Last Friday, somebody was buying a lot of TWNK. Trading volume that day exceeded 10 million shares. TWNK spiked more than 7% despite no news out of the company to explain the big move.

It may have been speculators guessing which company might be the next short squeeze target. If so, I don’t think they can do to TWNK what was accomplished with GME. The two stocks are similar in size. However, it would take a lot more money to drive up the price of TWNK to the point of inducing a short squeeze.

The short ratio for GME was more than 100% of its outstanding shares and more than 200% of the float (unrestricted shares). For that reason, it did not take much buying power to induce a short squeeze.

Portion Control

A month ago, I recommended buying a put option on TWNK in my Mayhem Trader options trading service (a put option increases in value when the price of the underlying security goes down). I reckoned that Q4 results for Hostess would come in beneath expectations when they are released in a few weeks.

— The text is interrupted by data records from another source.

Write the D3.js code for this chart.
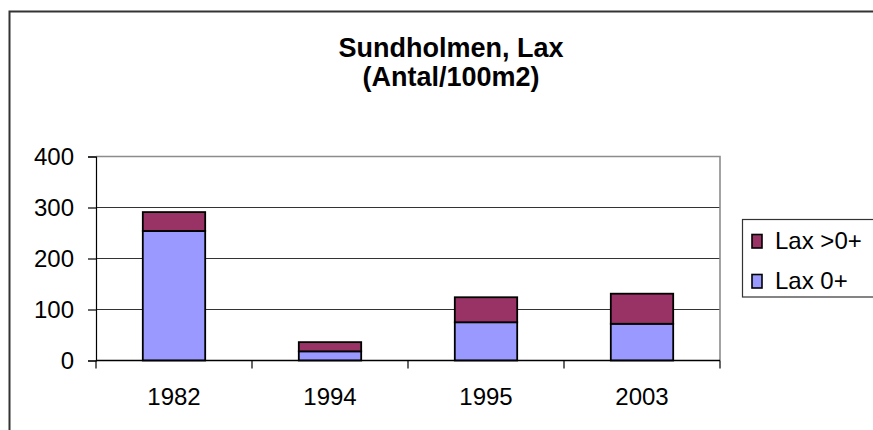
<!DOCTYPE html>
<html><head><meta charset="utf-8">
<script src="https://cdn.jsdelivr.net/npm/d3@7"></script>
<style>
html,body{margin:0;padding:0;background:#fff;overflow:hidden;}
svg{display:block;font-family:"Liberation Sans",Arial,sans-serif;}
</style></head>
<body>
<svg id="c" width="873" height="430"></svg>
<script>
const categories = ["1982", "1994", "1995", "2003"];
const lax0 = [254, 18, 75, 72];
const laxOver0 = [37, 18, 49, 59];
const seriesNames = ["Lax 0+", "Lax >0+"];
const seriesColors = ["#9999FF", "#993366"];
const yTicks = [0, 100, 200, 300, 400];
const titleLines = ["Sundholmen, Lax", "(Antal/100m2)"];

const svg = d3.select("#c");
const plot = {left: 96, right: 720, top: 156.5, bottom: 360.5};

// outer chart border
svg.append("rect").attr("x", 9.5).attr("y", 11.5).attr("width", 900).attr("height", 460)
  .attr("fill", "#fff").attr("stroke", "#333").attr("stroke-width", 2);

// title
const title = svg.append("text").attr("text-anchor", "middle")
  .attr("font-weight", "bold").attr("font-size", 27).attr("fill", "#000");
titleLines.forEach((t, i) => {
  title.append("tspan").attr("x", 451).attr("y", 57 + i * 28.5).text(t);
});

const x = d3.scaleBand().domain(categories).range([plot.left, plot.right])
  .paddingInner(0.6).paddingOuter(0.3);
const y = d3.scaleLinear().domain([0, 400]).range([plot.bottom, plot.top]);

// gridlines
svg.append("g").selectAll("line").data(yTicks.filter(d => d > 0 && d < 400)).join("line")
  .attr("x1", plot.left).attr("x2", plot.right)
  .attr("y1", d => y(d)).attr("y2", d => y(d))
  .attr("stroke", "#333").attr("stroke-width", 1.2);

// plot border (top + right)
svg.append("path")
  .attr("d", `M${plot.left},${y(400)}H${plot.right}V${plot.bottom}`)
  .attr("fill", "none").attr("stroke", "#8c8c8c").attr("stroke-width", 1.6);

// stacked data
const data = categories.map((c, i) => ({cat: c, s0: lax0[i], s1: laxOver0[i]}));
const stack = d3.stack().keys(["s0", "s1"])(data);

svg.append("g").selectAll("g").data(stack).join("g")
  .attr("fill", (d, i) => seriesColors[i])
  .selectAll("rect").data(d => d).join("rect")
  .attr("x", d => x(d.data.cat))
  .attr("width", x.bandwidth())
  .attr("y", d => y(d[1]))
  .attr("height", d => y(d[0]) - y(d[1]))
  .attr("stroke", "#000").attr("stroke-width", 1.8);

// y axis
const yAxis = d3.axisLeft(y).tickValues(yTicks).tickSize(8).tickPadding(14).tickFormat(d3.format("d"));
const gy = svg.append("g").attr("transform", `translate(${plot.left},0)`).call(yAxis);
gy.select(".domain").attr("stroke", "#000").attr("stroke-width", 1.2);
gy.selectAll(".tick line").attr("stroke", "#000").attr("stroke-width", 1.2);
gy.selectAll("text").attr("font-size", 24).attr("font-family", "Liberation Sans, Arial, sans-serif").attr("fill", "#000");

// x axis
const gx = svg.append("g").attr("transform", `translate(0,${plot.bottom})`);
gx.append("line").attr("x1", plot.left).attr("x2", plot.right).attr("y1", 0).attr("y2", 0)
  .attr("stroke", "#000").attr("stroke-width", 1.6);
const boundaries = categories.map((c, i) => plot.left + i * x.step());
boundaries.push(plot.right);
gx.selectAll("line.tk").data(boundaries).join("line").attr("class", "tk")
  .attr("x1", d => d).attr("x2", d => d).attr("y1", 0).attr("y2", 8)
  .attr("stroke", "#000").attr("stroke-width", 1.2);
gx.selectAll("text").data(categories).join("text")
  .attr("x", d => x(d) + x.bandwidth() / 2).attr("y", 44)
  .attr("text-anchor", "middle").attr("font-size", 24).attr("fill", "#000").text(d => d);

// legend
const lg = svg.append("g");
lg.append("rect").attr("x", 742.5).attr("y", 219.5).attr("width", 160).attr("height", 77.5)
  .attr("fill", "#fff").attr("stroke", "#333").attr("stroke-width", 1.2);
const legendOrder = [1, 0];
legendOrder.forEach((si, k) => {
  const yy = 234.5 + k * 40;
  lg.append("rect").attr("x", 752).attr("y", yy).attr("width", 10).attr("height", 13.5)
    .attr("fill", seriesColors[si]).attr("stroke", "#000").attr("stroke-width", 1.6);
  lg.append("text").attr("x", 775).attr("y", yy + 14).attr("font-size", 24)
    .attr("fill", "#000").text(seriesNames[si]);
});
</script>
</body></html>
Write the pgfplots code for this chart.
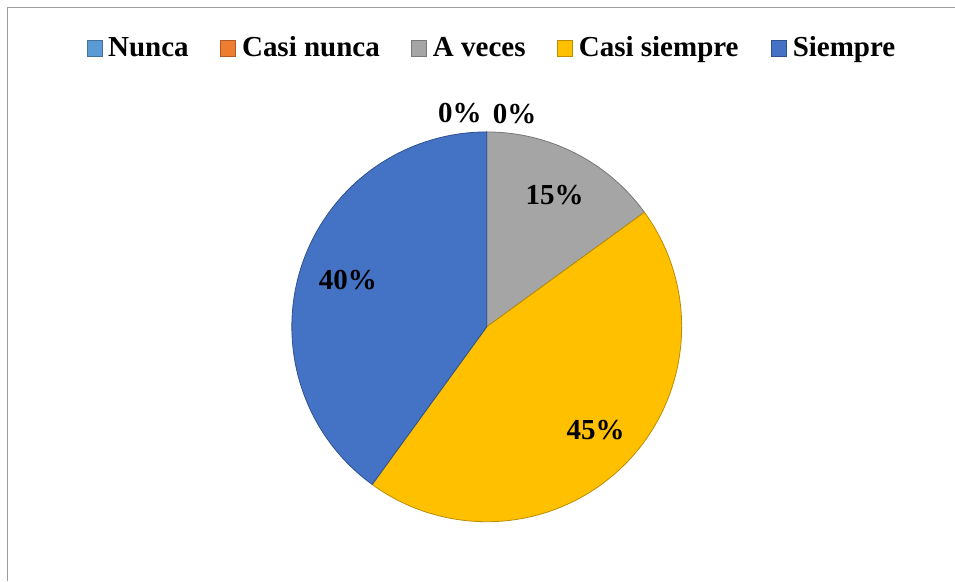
\documentclass[border=0pt]{standalone}
\usepackage{pgfplots}
\pgfplotsset{compat=1.18}
\usepackage{pgfplotstable}
\usepackage{fontspec}
\setmainfont{Liberation Serif}

\definecolor{c0}{HTML}{5B9BD5}\definecolor{c0d}{HTML}{41719C}
\definecolor{c1}{HTML}{ED7D31}\definecolor{c1d}{HTML}{AE5A21}
\definecolor{c2}{HTML}{A5A5A5}\definecolor{c2d}{HTML}{787878}
\definecolor{c3}{HTML}{FFC000}\definecolor{c3d}{HTML}{BC8C00}
\definecolor{c4}{HTML}{4472C4}\definecolor{c4d}{HTML}{2F528F}

% share of answers, in %, clockwise from the top
\pgfplotstableread{
name value
Nunca 0
CasiNunca 0
AVeces 15
CasiSiempre 45
Siempre 40
}\piedata

% start / end angle of each slice
\def\acc{90}
\pgfplotstableforeachcolumnelement{value}\of\piedata\as\v{%
  \pgfmathsetmacro\e{\acc-3.6*\v}%
  \expandafter\xdef\csname sa\pgfplotstablerow\endcsname{\acc}%
  \expandafter\xdef\csname ea\pgfplotstablerow\endcsname{\e}%
  \xdef\acc{\e}%
}

\begin{document}
\fontsize{29}{32}\selectfont\bfseries
\begin{tikzpicture}
\begin{axis}[
  x=1pt, y=1pt,
  xmin=0, xmax=955, ymin=0, ymax=581,
  hide axis, clip=false,
]
% whole picture area
\path (axis cs:0,0) (axis cs:955,581);
% frame
\draw[color=black!38, line width=1pt] (axis cs:7.5,0) -- (axis cs:7.5,573) -- (axis cs:955,573);

% slices (centre 487,254, radius 195)
\pgfplotsinvokeforeach{0,1,2,3,4}{
  \filldraw[fill=c#1, draw=c#1d, line width=0.8pt, line join=round]
    (axis cs:487,254) -- ++(\csname sa#1\endcsname:195pt)
    arc[start angle=\csname sa#1\endcsname, end angle=\csname ea#1\endcsname, radius=195pt] -- cycle;
}

% data labels
\node[inner sep=0] at (axis cs:460,468) {0\%};
\node[inner sep=0] at (axis cs:515,467) {0\%};
\node[inner sep=0] at (axis cs:555,386) {15\%};
\node[inner sep=0] at (axis cs:596,151) {45\%};
\node[inner sep=0] at (axis cs:348,301) {40\%};

% legend
\filldraw[fill=c0, draw=c0d, line width=0.8pt] (axis cs:87,525) rectangle (axis cs:102,541);
\node[anchor=base west, inner sep=0] at (axis cs:108,524) {Nunca};
\filldraw[fill=c1, draw=c1d, line width=0.8pt] (axis cs:221,525) rectangle (axis cs:236,541);
\node[anchor=base west, inner sep=0] at (axis cs:242,524) {Casi nunca};
\filldraw[fill=c2, draw=c2d, line width=0.8pt] (axis cs:412,525) rectangle (axis cs:427,541);
\node[anchor=base west, inner sep=0] at (axis cs:433,524) {A veces};
\filldraw[fill=c3, draw=c3d, line width=0.8pt] (axis cs:558,525) rectangle (axis cs:573,541);
\node[anchor=base west, inner sep=0] at (axis cs:579,524) {Casi siempre};
\filldraw[fill=c4, draw=c4d, line width=0.8pt] (axis cs:772,525) rectangle (axis cs:787,541);
\node[anchor=base west, inner sep=0] at (axis cs:793,524) {Siempre};
\end{axis}
\end{tikzpicture}
\end{document}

I still believe that will be the case, so I am not overly concerned that TWNK might shoot up in value due to a short squeeze in the meantime. In the long run, the company’s financial performance should dictate which direction its share price will go.

However, that is not always the case in the near term. For that reason, shorting a stock carries a lot more risk than does buying a put option. If I’m wrong, the most money I can lose is what I paid for the option. But if a short seller is wrong, there is no limit on the cost of closing out that position by buying the stock back.